Health bosses pledge timetable on hospital delayed for 18 years
HEALTH leaders have promised to set out a timetable before Christmas to replace a crumbling Highland hospital that a consultant surgeon was told would be built 18 years ago.
A pressure group that includes the former head surgeon at Belford Hospital in Lochaber said they had been given a “definite commitment” that a timetable to replace Scotland’s busiest rural general will be given in December, following crunch talks with NHS Highland’s new Chief Executive Pam Dudek.
The health board agreed to allocate more senior staff to the project, which has stalled after land was acquired from Tesco in 2015 for £2million.
The campaign has been led by David Sedgwick, former head surgeon at the hospital which is the main centre for mountain trauma, retired GP Michael Foxley and John Hutchison, formerly of Highland Council, who was made an MBE in 2014 for services to rural communities.
Mr Sedgwick says he was told when he was appointed in 1992 that he “would be working in a new hospital within 10 years”.
It is not the first time the Lochaber community has faced a delay for health service improvements – the current Belford hospital opened in April 1965, almost 20 years after a report had recommended a replacement.
Mr Sedgwick said campaigners will be fighting to retain surgical capacity and has said the new hospital could be modelled on Orkney’s new £65m Balfour Hospital, which opened last year in Kirkwall, which he said serves a similar population but has fewer trauma cases.

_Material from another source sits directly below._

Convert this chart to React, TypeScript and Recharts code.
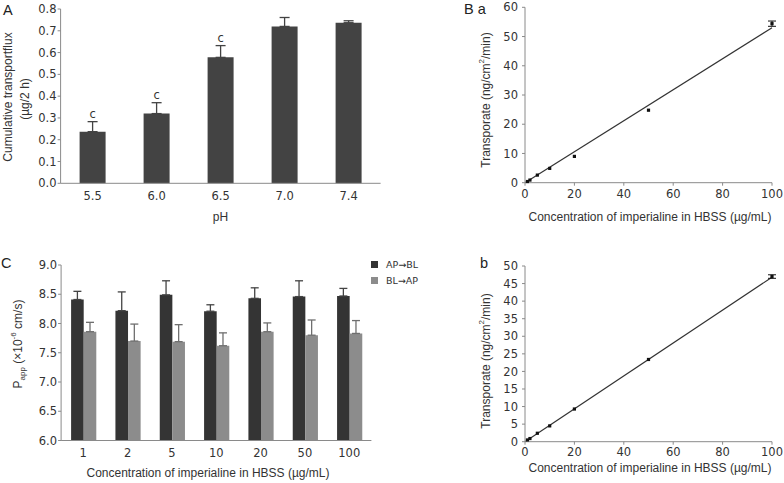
import React from 'react';
import {
  BarChart, Bar, XAxis, YAxis, ErrorBar, ReferenceDot, ComposedChart, Scatter,
  ReferenceLine, Legend,
} from 'recharts';

// ---------- Panel A data ----------
const phCategories = ['5.5', '6.0', '6.5', '7.0', '7.4'];
const fluxValues = [0.237, 0.32, 0.578, 0.72, 0.737];
const fluxErrors = [0.046, 0.05, 0.054, 0.041, 0.009];
const fluxSignificance = ['c', 'c', 'c', '', ''];
const fluxTicks = [0, 0.1, 0.2, 0.3, 0.4, 0.5, 0.6, 0.7, 0.8];

// ---------- Panel B data ----------
const concentrations = [1, 2, 5, 10, 20, 50, 100];
const transportRateA = [0.4, 0.9, 2.6, 4.9, 9.0, 24.8, 54.4];
const transportRateAErr = [0, 0, 0, 0, 0, 0, 0.9];
const fitLineA = [{ x: 0, y: 0 }, { x: 100, y: 53.0 }];
const rateTicksA = [0, 10, 20, 30, 40, 50, 60];

const transportRateB = [0.5, 0.9, 2.4, 4.5, 9.3, 23.4, 47.0];
const transportRateBErr = [0, 0, 0, 0, 0, 0, 0.5];
const fitLineB = [{ x: 0, y: 0 }, { x: 100, y: 46.8 }];
const rateTicksB = [0, 5, 10, 15, 20, 25, 30, 35, 40, 45, 50];
const concTicks = [0, 20, 40, 60, 80, 100];

// ---------- Panel C data ----------
const concCategories = ['1', '2', '5', '10', '20', '50', '100'];
const pappApBl = [8.41, 8.22, 8.49, 8.21, 8.43, 8.46, 8.47];
const pappApBlErr = [0.14, 0.32, 0.24, 0.11, 0.18, 0.27, 0.13];
const pappBlAp = [7.86, 7.70, 7.69, 7.62, 7.86, 7.80, 7.83];
const pappBlApErr = [0.16, 0.29, 0.29, 0.22, 0.15, 0.26, 0.22];
const pappTicks = [6.0, 6.5, 7.0, 7.5, 8.0, 8.5, 9.0];
const seriesNames = ['AP\u2192BL', 'BL\u2192AP'];

// ---------- built tables ----------
const fluxData = phCategories.map((ph, i) => ({
  ph, flux: fluxValues[i], fluxErr: [0, fluxErrors[i]], sig: fluxSignificance[i], top: fluxValues[i] + fluxErrors[i],
}));
const rateDataA = concentrations.map((c, i) => ({ conc: c, rate: transportRateA[i], err: transportRateAErr[i] }));
const rateDataB = concentrations.map((c, i) => ({ conc: c, rate: transportRateB[i], err: transportRateBErr[i] }));
const pappData = concCategories.map((c, i) => ({
  conc: c, ab: pappApBl[i], abErr: [0, pappApBlErr[i]], ba: pappBlAp[i], baErr: [0, pappBlApErr[i]],
}));

// ---------- styles ----------
const FONT_LABEL = '"Liberation Sans", Arial, sans-serif';
const FONT_TICK = '"DejaVu Sans", sans-serif';
const TEXT = '#333';
const AXIS = '#8a8a8a';
const tickStyle = { fontFamily: FONT_TICK, fontSize: 11.5, fill: TEXT };
const labelStyle = { fontFamily: FONT_LABEL, fontSize: 12, fill: TEXT };
const letterStyle = { fontFamily: FONT_LABEL, fontSize: 14.5, fill: '#222' };

const SquareDot = (props: any) => (
  <rect x={props.cx - 1.6} y={props.cy - 1.6} width={3.2} height={3.2} fill="#111" />
);

const vText = (x: number, y: number, content: React.ReactNode, key?: string) => (
  <text key={key} transform={`translate(${x},${y}) rotate(-90)`} textAnchor="middle" dominantBaseline="central" style={labelStyle}>
    {content}
  </text>
);

const hText = (x: number, y: number, content: React.ReactNode) => (
  <text x={x} y={y} textAnchor="middle" dominantBaseline="central" style={labelStyle}>{content}</text>
);

// Panel A titles (local = global coords)
const aYTitle = () => (
  <g>
    <text x={3} y={15} style={letterStyle}>A</text>
    {vText(8, 97, 'Cumulative transportflux', 'l1')}
    {vText(25, 99, '(\u00b5g/2 h)', 'l2')}
  </g>
);
const aXTitle = () => hText(220.5, 217, 'pH');

// Panel Ba titles (local = global - (400,0))
const baYTitle = () => (
  <g>
    <text x={64} y={14} style={letterStyle}>B a</text>
    {vText(86, 100, <>Transporate (ng/cm<tspan baselineShift="super" fontSize="8">2</tspan>/min)</>)}
  </g>
);
const baXTitle = () => hText(250, 217, 'Concentration of imperialine in HBSS (\u00b5g/mL)');

// Panel b titles (local = global - (400,230))
const bYTitle = () => (
  <g>
    <text x={80} y={38} style={letterStyle}>b</text>
    {vText(86, 131, <>Transporate (ng/cm<tspan baselineShift="super" fontSize="8">2</tspan>/min)</>)}
  </g>
);
const bXTitle = () => hText(250, 237.5, 'Concentration of imperialine in HBSS (\u00b5g/mL)');

// Panel C titles (local = global - (0,230))
const cYTitle = () => (
  <g>
    <text x={1} y={38} style={letterStyle}>C</text>
    {vText(18, 114, <>P<tspan baselineShift="sub" fontSize="8">app</tspan> (×10<tspan baselineShift="super" fontSize="8">-6</tspan> cm/s)</>)}
  </g>
);
const cXTitle = () => hText(208, 242.5, 'Concentration of imperialine in HBSS (\u00b5g/mL)');

const legendContent = (props: any) => (
  <div style={{ fontFamily: FONT_TICK, fontSize: 9.5, color: TEXT }}>
    {(props.payload || []).map((p: any) => (
      <div key={p.value} style={{ display: 'flex', alignItems: 'center', height: 16, whiteSpace: 'nowrap' }}>
        <span style={{ display: 'inline-block', width: 7, height: 7, background: p.color, marginRight: 8 }} />
        <span>{p.value}</span>
      </div>
    ))}
  </div>
);

export default function App() {
  return (
    <div style={{ position: 'absolute', left: 0, top: 0, width: 784, height: 483, background: '#fff', overflow: 'hidden' }}>
      {/* Panel A */}
      <div style={{ position: 'absolute', left: 0, top: 0 }}>
        <BarChart width={400} height={230} data={fluxData} margin={{ top: 9, right: 19.4, bottom: 16.7, left: 20.6 }}>
          <XAxis dataKey="ph" height={30} axisLine={{ stroke: AXIS }} tickLine={false} tickSize={7} tickMargin={2}
            tick={tickStyle} label={aXTitle} />
          <YAxis width={40} type="number" domain={[0, 0.8]} ticks={fluxTicks} tickFormatter={(v: number) => v.toFixed(1)}
            axisLine={{ stroke: AXIS }} tickLine={{ stroke: AXIS }} tickSize={3} tickMargin={1} tick={tickStyle}
            interval={0} label={aYTitle} />
          <Bar dataKey="flux" fill="#434343" barSize={26} isAnimationActive={false}>
            <ErrorBar dataKey="fluxErr" direction="y" width={5} stroke="#434343" strokeWidth={1.3} isAnimationActive={false} />
          </Bar>
          {fluxData.filter((d) => d.sig).map((d) => (
            <ReferenceDot key={d.ph} x={d.ph} y={d.top} r={0} stroke="none" fill="none"
              label={{ value: d.sig, position: 'top', offset: 3.5, style: { fontFamily: FONT_TICK, fontSize: 11.5, fill: TEXT } }} />
          ))}
        </BarChart>
      </div>

      {/* Panel B a */}
      <div style={{ position: 'absolute', left: 400, top: 0 }}>
        <ComposedChart width={384} height={230} data={rateDataA} margin={{ top: 7.3, right: 12, bottom: 17.3, left: 85 }}>
          <XAxis dataKey="conc" type="number" domain={[0, 100]} ticks={concTicks} height={30}
            axisLine={{ stroke: AXIS }} tickLine={{ stroke: AXIS }} tickSize={3} tickMargin={4} tick={tickStyle}
            interval={0} label={baXTitle} />
          <YAxis width={40} type="number" domain={[0, 60]} ticks={rateTicksA} axisLine={{ stroke: AXIS }}
            tickLine={{ stroke: AXIS }} tickSize={3} tickMargin={4} tick={tickStyle} interval={0} label={baYTitle} />
          <ReferenceLine segment={[fitLineA[0], fitLineA[1]]} stroke="#333" strokeWidth={1.2} ifOverflow="visible" />
          <Scatter dataKey="rate" shape={SquareDot} isAnimationActive={false}>
            <ErrorBar dataKey="err" direction="y" width={4} stroke="#111" strokeWidth={1} isAnimationActive={false} />
          </Scatter>
        </ComposedChart>
      </div>

      {/* Panel C */}
      <div style={{ position: 'absolute', left: 0, top: 230 }}>
        <BarChart width={430} height={253} data={pappData} barGap={0} margin={{ top: 35, right: 58.6, bottom: 12.5, left: 21.1 }}>
          <XAxis dataKey="conc" height={30} axisLine={{ stroke: AXIS }} tickLine={false} tickSize={6} tickMargin={2}
            tick={tickStyle} interval={0} label={cXTitle} />
          <YAxis width={40} type="number" domain={[6, 9]} ticks={pappTicks} tickFormatter={(v: number) => v.toFixed(1)}
            axisLine={{ stroke: AXIS }} tickLine={{ stroke: AXIS }} tickSize={3} tickMargin={1} tick={tickStyle}
            interval={0} label={cYTitle} />
          <Legend layout="horizontal" verticalAlign="middle" align="center" content={legendContent}
            wrapperStyle={{ position: 'absolute', left: 371, top: 26, width: 60, height: 34 }} />
          <Bar dataKey="ab" name={seriesNames[0]} fill="#343434" barSize={12.6} isAnimationActive={false}>
            <ErrorBar dataKey="abErr" direction="y" width={4} stroke="#444" strokeWidth={1.3} isAnimationActive={false} />
          </Bar>
          <Bar dataKey="ba" name={seriesNames[1]} fill="#8c8c8c" barSize={12.6} isAnimationActive={false}>
            <ErrorBar dataKey="baErr" direction="y" width={4} stroke="#6f6f6f" strokeWidth={1.3} isAnimationActive={false} />
          </Bar>
        </BarChart>
      </div>

      {/* Panel b */}
      <div style={{ position: 'absolute', left: 400, top: 230 }}>
        <ComposedChart width={384} height={253} data={rateDataB} margin={{ top: 36, right: 12, bottom: 11.3, left: 85 }}>
          <XAxis dataKey="conc" type="number" domain={[0, 100]} ticks={concTicks} height={30}
            axisLine={{ stroke: AXIS }} tickLine={{ stroke: AXIS }} tickSize={3} tickMargin={3} tick={tickStyle}
            interval={0} label={bXTitle} />
          <YAxis width={40} type="number" domain={[0, 50]} ticks={rateTicksB} axisLine={{ stroke: AXIS }}
            tickLine={{ stroke: AXIS }} tickSize={3} tickMargin={4} tick={tickStyle} interval={0} label={bYTitle} />
          <ReferenceLine segment={[fitLineB[0], fitLineB[1]]} stroke="#333" strokeWidth={1.2} ifOverflow="visible" />
          <Scatter dataKey="rate" shape={SquareDot} isAnimationActive={false}>
            <ErrorBar dataKey="err" direction="y" width={4} stroke="#111" strokeWidth={1} isAnimationActive={false} />
          </Scatter>
        </ComposedChart>
      </div>
    </div>
  );
}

In September the former head surgeon sent a strongly worded letter to NHS Highland criticising the ‘inexcusable delays’.
He wrote: “Five years after the land was acquired we have inconclusive and postponed meetings, no local project manager, no complete business case, no agreed clinical model – despite determined input by hospital staff.
“The only thing we have is opposition to specific needs, eg two theatres and a safe place for mental health patients.”
Mr Hutchison said the group was satisfied that some progress was finally being made on the project.
He said: “We now have a definite commitment to increase senior staff resources working on the project and to set a clear timetable by the end of this year that defines the steps leading up to the construction of the new Belford.”
Kate Forbes MSP said she was reassured that there was “renewed sense of urgency” about the replacement plan.
She said: “Ultimately, we all want to see a new hospital delivered in Fort William as soon as possible.”
In 2004, plans to make major service cuts at both the Belford and the Lorn and Islands District General Hospital in Oban sparked local protests.
An independent report previously recommended that the hospitals either merge, or be downgraded to carry out day surgery only.
A fifth of the population of Fort William is said to have turned out in protest, forcing health chiefs to put the decision on hold.
Ten years later, hundreds signed a petition calling for ante-natal scans to be re-instated after mothers were forced to travel to Raigmore hospital in Inverness.
The health board blamed national shortages of qualified staff for the service cut.
Professor Boyd Robertson, Chairman of NHS Highland, said the meeting to outline the next steps for the new hospital would happen before December 25.
He said: “We will meet again before Christmas to discuss plans for a refreshed timetable for both the replacement Belford Hospital and wider service re-design.”